Grand Challenge 2.  Advanced Metrology for Future Microelectronics Manufacturing


Four small images. The images say: e beam and atom, image detector, direct electron detector, and CBED patterns

The STEM electron probe is deflected by the sample electric field.​ In 4D-STEM 2D diffraction patterns are collected at a 2D grid of positions, enabling atomic scale measurement of structure, composition, bonding, orientation, strain, and electric field.

Credit: Adapted from J. Hachtel et al. Adv Struct Chem Imag 4:10 (2018)

“The interface is the device,” Herbert Kroemer, 2000 Nobel Laureate. This is even more true today, twenty-three years later, when device dimensions are measured in numbers of atoms rather than numbers of micrometers. Historically, interface problems in the semiconductor industry have been addressed empirically, but it is increasingly urgent to have reliable nanoscale measurements for device development, for failure analysis and for development of reality based predictive models. 

The behavior of all electrical devices is controlled by band offsets, which directly control contact resistance, threshold voltage, leakage current and reliability. Managing the offset for each of these interfaces remains a challenge to be navigated with each new generation of advanced electronics. 

The NIST published protocols and data analysis software for mapping electric field on the atomic scale will enable industry to obtain this information on interfaces of relevance today and in the future, promoting faster development times and fabrication optimization.

True understanding and control of interfaces requires atomic scale knowledge of interface structure, composition, bonding, strain, and electric field. While the small probe size and high current density of aberration corrected scanning transmission electron microscopes has enabled many of these measurements, determination of the electric field on the atomic scale remains problematic. 

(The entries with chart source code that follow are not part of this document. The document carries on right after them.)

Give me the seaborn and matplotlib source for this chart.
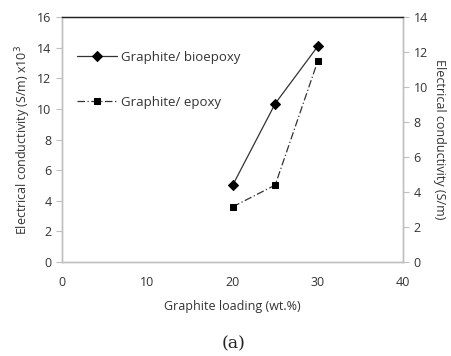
import pandas as pd
import numpy as np
import matplotlib.pyplot as plt
import seaborn as sns

# Data
loading = [20, 25, 30]
bioepoxy = [5.0, 10.35, 14.1]      # left axis, (S/m) x10^3
epoxy = [3.15, 4.4, 11.5]          # right axis, (S/m)

sns.set_theme(style="white")
plt.rcParams['font.family'] = ['Open Sans', 'DejaVu Sans']

fig = plt.figure(figsize=(4.52, 3.56), dpi=100)
ax = fig.add_axes([0.137, 0.264, 0.755, 0.688])
ax2 = ax.twinx()

df_bio = pd.DataFrame({"Loading": loading, "Conductivity": bioepoxy})
df_epo = pd.DataFrame({"Loading": loading, "Conductivity": epoxy})

sns.lineplot(data=df_bio, x="Loading", y="Conductivity", ax=ax, color="#333333",
             marker="D", markersize=5, markerfacecolor="black", markeredgecolor="black",
             linewidth=0.9, label="Graphite/ bioepoxy", legend=False)
sns.lineplot(data=df_epo, x="Loading", y="Conductivity", ax=ax2, color="#333333",
             marker="s", markersize=5, markerfacecolor="black", markeredgecolor="black",
             linewidth=0.9, linestyle=(0, (6, 2, 1, 2)), label="Graphite/ epoxy", legend=False)

ax.set_xlim(0, 40)
ax.set_ylim(0, 16)
ax2.set_ylim(0, 14)
ax.set_xticks([0, 10, 20, 30, 40])
ax.set_yticks(np.arange(0, 17, 2))
ax2.set_yticks(np.arange(0, 15, 2))

grey = "#bfbfbf"
for a in (ax, ax2):
    for s in ("left", "right", "bottom"):
        a.spines[s].set_color(grey)
        a.spines[s].set_linewidth(1.0)
    a.spines["top"].set_color("#222222")
    a.spines["top"].set_linewidth(0.9)
    a.tick_params(axis="both", colors="#333333", labelsize=9, length=4, width=0.8,
                  direction="out", color=grey)
    a.grid(False)
ax.tick_params(axis="x", pad=6)

ax.set_xlabel("Graphite loading (wt.%)", fontsize=9, color="#333333", labelpad=8)
ax.set_ylabel("Electrical conductivity (S/m) x10$^3$", fontsize=9, color="#333333", labelpad=3)
ax2.set_ylabel("Electrical conductivity (S/m)", fontsize=9, color="#333333",
               rotation=270, labelpad=13)

h1, l1 = ax.get_legend_handles_labels()
h2, l2 = ax2.get_legend_handles_labels()
leg = ax2.legend(h1 + h2, l1 + l2, loc="upper left", bbox_to_anchor=(0.01, 0.91),
                 frameon=False, fontsize=9.5, labelspacing=2.4, handlelength=3.0,
                 handletextpad=0.35, labelcolor="#333333")

fig.text(0.516, 0.022, "(a)", fontsize=12.5, family=["DejaVu Serif"], ha="center", color="#222222")

fig.savefig("out.png", dpi=100)
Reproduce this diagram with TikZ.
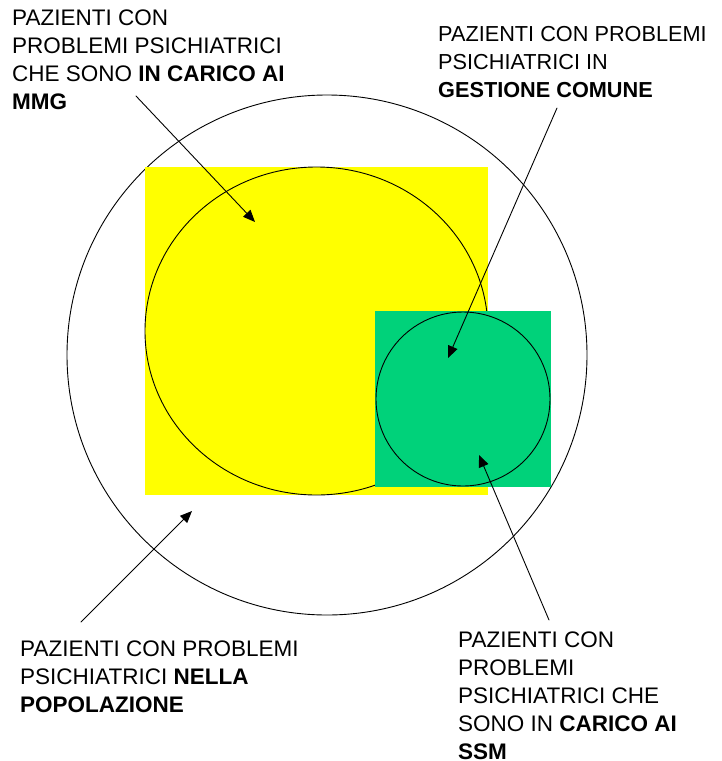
\documentclass[tikz,border=0pt]{standalone}
\usepackage{fontspec}
\setmainfont{Liberation Sans}
\usetikzlibrary{arrows.meta}
\definecolor{giallo}{RGB}{255,255,0}
\definecolor{verde}{RGB}{0,210,122}
\begin{document}
\begin{tikzpicture}[x=1pt,y=-1pt,line cap=round,line join=round]
  \tikzset{
    lab/.style={anchor=north west,inner sep=0pt,align=left,font=\fontsize{22.5}{28}\selectfont},
    freccia/.style={line width=0.9pt,-{Triangle[length=12pt,width=10pt]}}
  }
  \useasboundingbox (0,0) rectangle (722,761);
  \coordinate (O) at (327,355);
  \coordinate (Y) at (316.5,331);
  \coordinate (G) at (463,399);
  \draw[line width=0.9pt] (O) circle[radius=260];
  \fill[giallo] (145,167) rectangle (488,495);
  \draw[line width=0.9pt] (Y) ellipse[x radius=171.5, y radius=164];
  \fill[verde] (375,311) rectangle (551,487);
  \draw[line width=0.9pt] (G) circle[radius=87];
  \coordinate (mmgA) at (136,96);
  \coordinate (mmgB) at (255,222);
  \coordinate (gcA) at (557,108);
  \coordinate (gcB) at (448,358);
  \coordinate (ssmA) at (549,620);
  \coordinate (ssmB) at (479,455);
  \coordinate (popA) at (81,622);
  \coordinate (popB) at (192,511);
  \draw[freccia] (mmgA) -- (mmgB);
  \draw[freccia] (gcA) -- (gcB);
  \draw[freccia] (ssmA) -- (ssmB);
  \draw[freccia] (popA) -- (popB);
  \node[lab] (mmg) at (12,10) {PAZIENTI CON\\PROBLEMI PSICHIATRICI\\CHE SONO \textbf{IN CARICO AI}\\\textbf{MMG}};
  \node[lab,font=\fontsize{21.7}{28}\selectfont] (gc) at (438,26.5) {PAZIENTI CON PROBLEMI\\PSICHIATRICI IN\\\textbf{GESTIONE COMUNE}};
  \node[lab] (pop) at (20,641) {PAZIENTI CON PROBLEMI\\PSICHIATRICI \textbf{NELLA}\\\textbf{POPOLAZIONE}};
  \node[lab] (ssm) at (458,632) {PAZIENTI CON\\PROBLEMI\\PSICHIATRICI CHE\\SONO IN \textbf{CARICO AI}\\\textbf{SSM}};
\end{tikzpicture}
\end{document}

This project will develop DPC 4D-STEM techniques and data processing methods to make atomic scale measurements of the electric field more widely accessible. This will ensure the electronics industry has access to the information they need to design increasingly complex, ever shrinking devices. The data obtained during development of the technique will provide guidance on how to achieve interfaces with desired band offsets to meet future technology requirements.